Records from a data source

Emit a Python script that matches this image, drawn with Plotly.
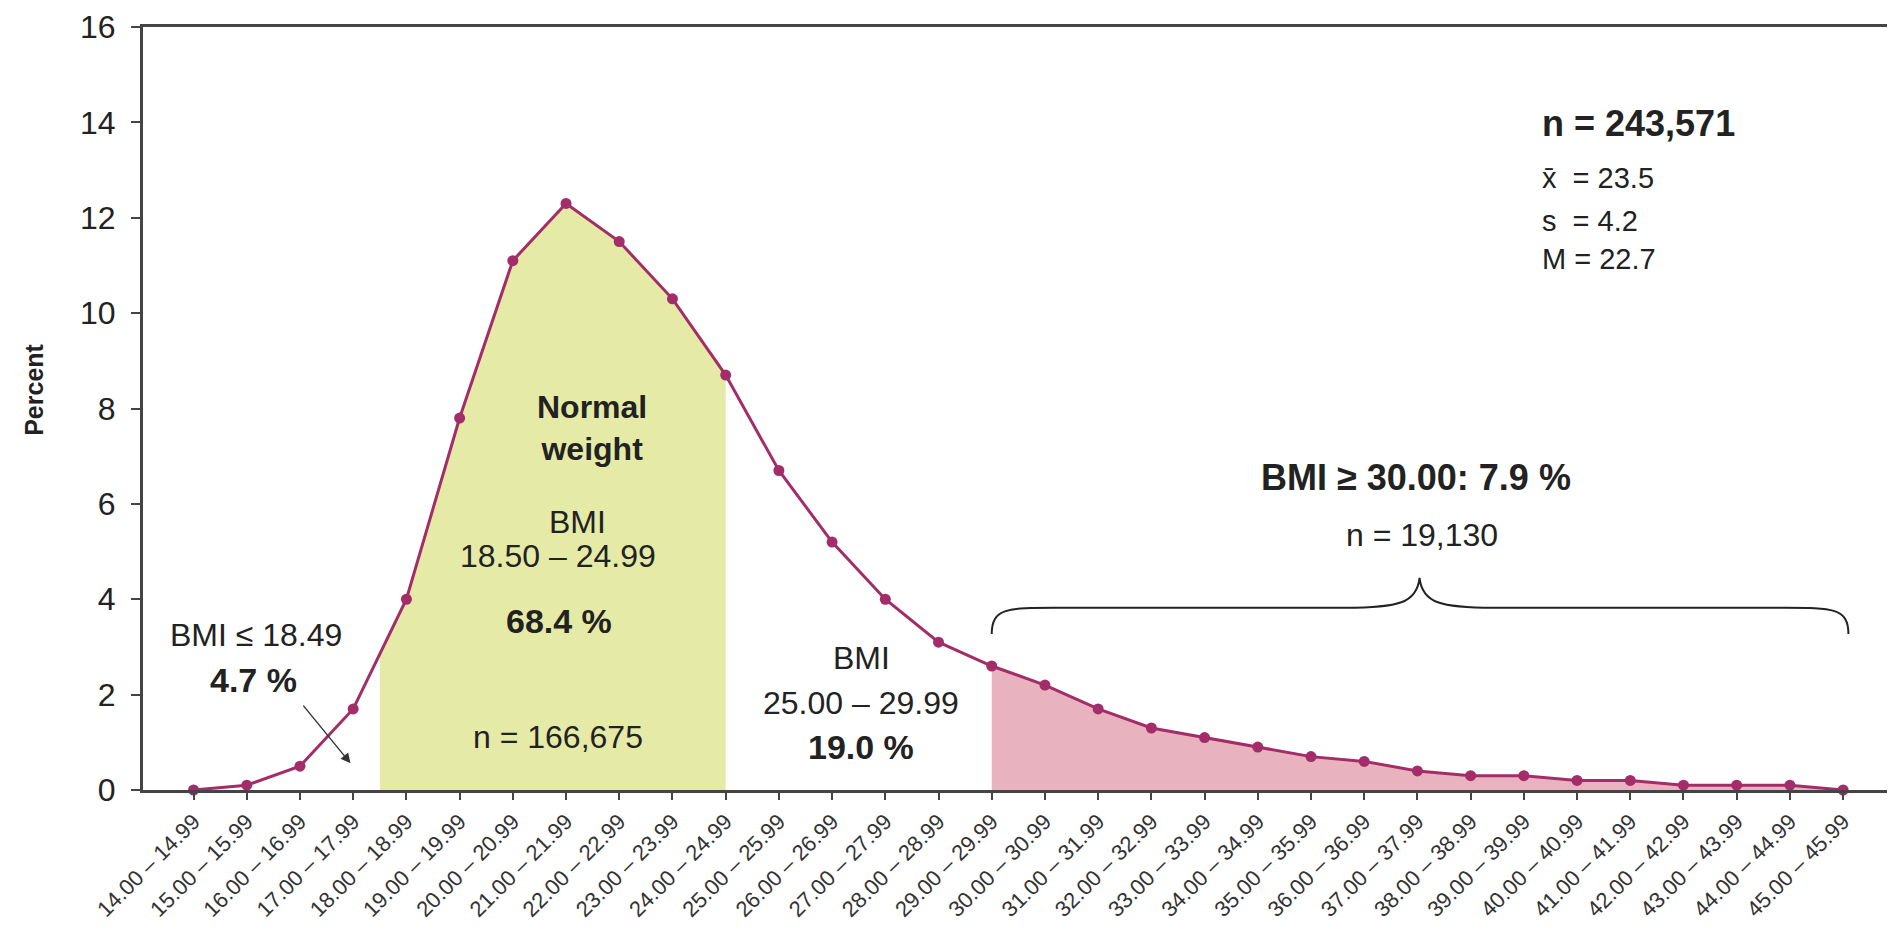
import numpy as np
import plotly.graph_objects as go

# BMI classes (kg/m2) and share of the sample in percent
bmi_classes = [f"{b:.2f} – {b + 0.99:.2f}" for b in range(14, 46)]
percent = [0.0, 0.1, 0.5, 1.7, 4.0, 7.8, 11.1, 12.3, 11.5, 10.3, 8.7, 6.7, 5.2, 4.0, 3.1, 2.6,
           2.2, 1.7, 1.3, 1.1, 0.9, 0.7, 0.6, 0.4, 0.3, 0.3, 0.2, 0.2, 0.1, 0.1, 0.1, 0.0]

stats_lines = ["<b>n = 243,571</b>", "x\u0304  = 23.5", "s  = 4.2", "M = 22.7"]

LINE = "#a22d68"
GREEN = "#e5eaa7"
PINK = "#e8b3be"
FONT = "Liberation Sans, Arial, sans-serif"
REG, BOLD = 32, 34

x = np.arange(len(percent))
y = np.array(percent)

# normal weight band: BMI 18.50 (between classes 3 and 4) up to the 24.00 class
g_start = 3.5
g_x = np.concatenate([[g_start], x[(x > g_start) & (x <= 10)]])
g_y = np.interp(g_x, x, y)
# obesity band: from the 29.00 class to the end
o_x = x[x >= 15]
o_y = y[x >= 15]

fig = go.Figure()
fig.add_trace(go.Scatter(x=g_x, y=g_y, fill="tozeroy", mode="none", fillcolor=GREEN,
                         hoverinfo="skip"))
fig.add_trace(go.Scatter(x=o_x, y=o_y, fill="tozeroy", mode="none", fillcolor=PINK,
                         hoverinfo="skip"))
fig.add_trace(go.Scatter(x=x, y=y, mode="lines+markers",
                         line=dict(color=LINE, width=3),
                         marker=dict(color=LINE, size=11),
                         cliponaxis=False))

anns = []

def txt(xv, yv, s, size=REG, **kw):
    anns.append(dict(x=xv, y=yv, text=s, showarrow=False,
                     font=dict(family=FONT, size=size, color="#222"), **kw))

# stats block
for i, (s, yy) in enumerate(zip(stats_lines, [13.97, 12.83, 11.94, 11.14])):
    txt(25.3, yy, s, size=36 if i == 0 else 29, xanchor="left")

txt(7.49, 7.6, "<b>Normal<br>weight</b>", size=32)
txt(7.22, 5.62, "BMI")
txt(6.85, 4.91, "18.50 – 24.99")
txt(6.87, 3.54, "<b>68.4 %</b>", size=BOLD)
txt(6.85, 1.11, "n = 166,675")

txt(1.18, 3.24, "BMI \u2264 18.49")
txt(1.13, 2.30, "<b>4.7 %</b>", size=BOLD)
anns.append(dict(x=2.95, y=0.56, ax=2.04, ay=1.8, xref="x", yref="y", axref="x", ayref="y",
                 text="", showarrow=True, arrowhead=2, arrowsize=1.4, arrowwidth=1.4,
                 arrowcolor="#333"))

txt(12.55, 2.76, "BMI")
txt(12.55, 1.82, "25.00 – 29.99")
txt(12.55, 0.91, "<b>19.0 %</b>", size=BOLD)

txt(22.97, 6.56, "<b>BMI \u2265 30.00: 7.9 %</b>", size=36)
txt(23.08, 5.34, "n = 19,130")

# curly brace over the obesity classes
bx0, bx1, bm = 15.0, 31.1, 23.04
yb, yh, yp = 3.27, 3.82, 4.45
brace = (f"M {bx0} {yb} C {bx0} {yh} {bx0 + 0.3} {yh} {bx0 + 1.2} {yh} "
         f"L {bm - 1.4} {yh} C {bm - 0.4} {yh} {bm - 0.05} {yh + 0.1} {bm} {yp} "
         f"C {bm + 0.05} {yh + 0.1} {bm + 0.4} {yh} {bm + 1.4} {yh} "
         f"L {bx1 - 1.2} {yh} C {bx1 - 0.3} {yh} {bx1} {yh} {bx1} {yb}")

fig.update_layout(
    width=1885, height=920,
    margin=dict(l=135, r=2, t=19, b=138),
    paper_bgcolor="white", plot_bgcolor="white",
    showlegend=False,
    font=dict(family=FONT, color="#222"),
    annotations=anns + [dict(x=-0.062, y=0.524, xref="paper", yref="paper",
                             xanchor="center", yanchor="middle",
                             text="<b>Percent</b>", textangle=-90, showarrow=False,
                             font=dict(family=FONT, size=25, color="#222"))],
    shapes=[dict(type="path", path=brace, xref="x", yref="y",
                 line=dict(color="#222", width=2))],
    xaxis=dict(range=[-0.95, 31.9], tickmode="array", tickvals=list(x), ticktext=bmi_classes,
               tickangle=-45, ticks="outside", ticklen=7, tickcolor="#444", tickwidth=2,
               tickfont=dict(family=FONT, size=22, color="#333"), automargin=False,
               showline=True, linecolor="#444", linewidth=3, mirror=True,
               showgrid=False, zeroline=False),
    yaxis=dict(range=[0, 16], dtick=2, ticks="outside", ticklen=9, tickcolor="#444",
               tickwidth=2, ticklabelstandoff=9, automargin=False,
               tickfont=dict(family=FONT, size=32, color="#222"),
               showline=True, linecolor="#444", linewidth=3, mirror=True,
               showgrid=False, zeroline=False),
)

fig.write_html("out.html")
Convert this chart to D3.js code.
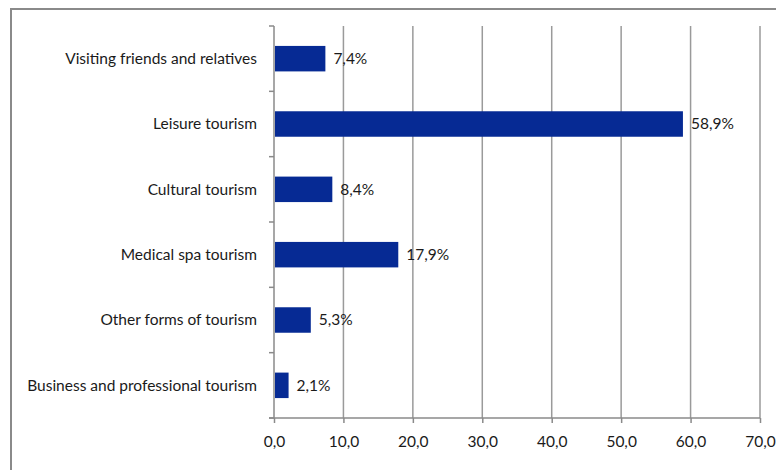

Written exercise
Your task is to set down the records shown above exactly, minus any pictures.

Written response
Emit a Python script that matches this image, drawn with Plotly.
import numpy as np
import plotly.graph_objects as go

# BMI classes (kg/m2) and share of the sample in percent
bmi_classes = [f"{b:.2f} – {b + 0.99:.2f}" for b in range(14, 46)]
percent = [0.0, 0.1, 0.5, 1.7, 4.0, 7.8, 11.1, 12.3, 11.5, 10.3, 8.7, 6.7, 5.2, 4.0, 3.1, 2.6,
           2.2, 1.7, 1.3, 1.1, 0.9, 0.7, 0.6, 0.4, 0.3, 0.3, 0.2, 0.2, 0.1, 0.1, 0.1, 0.0]

stats_lines = ["<b>n = 243,571</b>", "x\u0304  = 23.5", "s  = 4.2", "M = 22.7"]

LINE = "#a22d68"
GREEN = "#e5eaa7"
PINK = "#e8b3be"
FONT = "Liberation Sans, Arial, sans-serif"
REG, BOLD = 32, 34

x = np.arange(len(percent))
y = np.array(percent)

# normal weight band: BMI 18.50 (between classes 3 and 4) up to the 24.00 class
g_start = 3.5
g_x = np.concatenate([[g_start], x[(x > g_start) & (x <= 10)]])
g_y = np.interp(g_x, x, y)
# obesity band: from the 29.00 class to the end
o_x = x[x >= 15]
o_y = y[x >= 15]

fig = go.Figure()
fig.add_trace(go.Scatter(x=g_x, y=g_y, fill="tozeroy", mode="none", fillcolor=GREEN,
                         hoverinfo="skip"))
fig.add_trace(go.Scatter(x=o_x, y=o_y, fill="tozeroy", mode="none", fillcolor=PINK,
                         hoverinfo="skip"))
fig.add_trace(go.Scatter(x=x, y=y, mode="lines+markers",
                         line=dict(color=LINE, width=3),
                         marker=dict(color=LINE, size=11),
                         cliponaxis=False))

anns = []

def txt(xv, yv, s, size=REG, **kw):
    anns.append(dict(x=xv, y=yv, text=s, showarrow=False,
                     font=dict(family=FONT, size=size, color="#222"), **kw))

# stats block
for i, (s, yy) in enumerate(zip(stats_lines, [13.97, 12.83, 11.94, 11.14])):
    txt(25.3, yy, s, size=36 if i == 0 else 29, xanchor="left")

txt(7.49, 7.6, "<b>Normal<br>weight</b>", size=32)
txt(7.22, 5.62, "BMI")
txt(6.85, 4.91, "18.50 – 24.99")
txt(6.87, 3.54, "<b>68.4 %</b>", size=BOLD)
txt(6.85, 1.11, "n = 166,675")

txt(1.18, 3.24, "BMI \u2264 18.49")
txt(1.13, 2.30, "<b>4.7 %</b>", size=BOLD)
anns.append(dict(x=2.95, y=0.56, ax=2.04, ay=1.8, xref="x", yref="y", axref="x", ayref="y",
                 text="", showarrow=True, arrowhead=2, arrowsize=1.4, arrowwidth=1.4,
                 arrowcolor="#333"))

txt(12.55, 2.76, "BMI")
txt(12.55, 1.82, "25.00 – 29.99")
txt(12.55, 0.91, "<b>19.0 %</b>", size=BOLD)

txt(22.97, 6.56, "<b>BMI \u2265 30.00: 7.9 %</b>", size=36)
txt(23.08, 5.34, "n = 19,130")

# curly brace over the obesity classes
bx0, bx1, bm = 15.0, 31.1, 23.04
yb, yh, yp = 3.27, 3.82, 4.45
brace = (f"M {bx0} {yb} C {bx0} {yh} {bx0 + 0.3} {yh} {bx0 + 1.2} {yh} "
         f"L {bm - 1.4} {yh} C {bm - 0.4} {yh} {bm - 0.05} {yh + 0.1} {bm} {yp} "
         f"C {bm + 0.05} {yh + 0.1} {bm + 0.4} {yh} {bm + 1.4} {yh} "
         f"L {bx1 - 1.2} {yh} C {bx1 - 0.3} {yh} {bx1} {yh} {bx1} {yb}")

fig.update_layout(
    width=1885, height=920,
    margin=dict(l=135, r=2, t=19, b=138),
    paper_bgcolor="white", plot_bgcolor="white",
    showlegend=False,
    font=dict(family=FONT, color="#222"),
    annotations=anns + [dict(x=-0.062, y=0.524, xref="paper", yref="paper",
                             xanchor="center", yanchor="middle",
                             text="<b>Percent</b>", textangle=-90, showarrow=False,
                             font=dict(family=FONT, size=25, color="#222"))],
    shapes=[dict(type="path", path=brace, xref="x", yref="y",
                 line=dict(color="#222", width=2))],
    xaxis=dict(range=[-0.95, 31.9], tickmode="array", tickvals=list(x), ticktext=bmi_classes,
               tickangle=-45, ticks="outside", ticklen=7, tickcolor="#444", tickwidth=2,
               tickfont=dict(family=FONT, size=22, color="#333"), automargin=False,
               showline=True, linecolor="#444", linewidth=3, mirror=True,
               showgrid=False, zeroline=False),
    yaxis=dict(range=[0, 16], dtick=2, ticks="outside", ticklen=9, tickcolor="#444",
               tickwidth=2, ticklabelstandoff=9, automargin=False,
               tickfont=dict(family=FONT, size=32, color="#222"),
               showline=True, linecolor="#444", linewidth=3, mirror=True,
               showgrid=False, zeroline=False),
)

fig.write_html("out.html")
Convert this chart to D3.js code.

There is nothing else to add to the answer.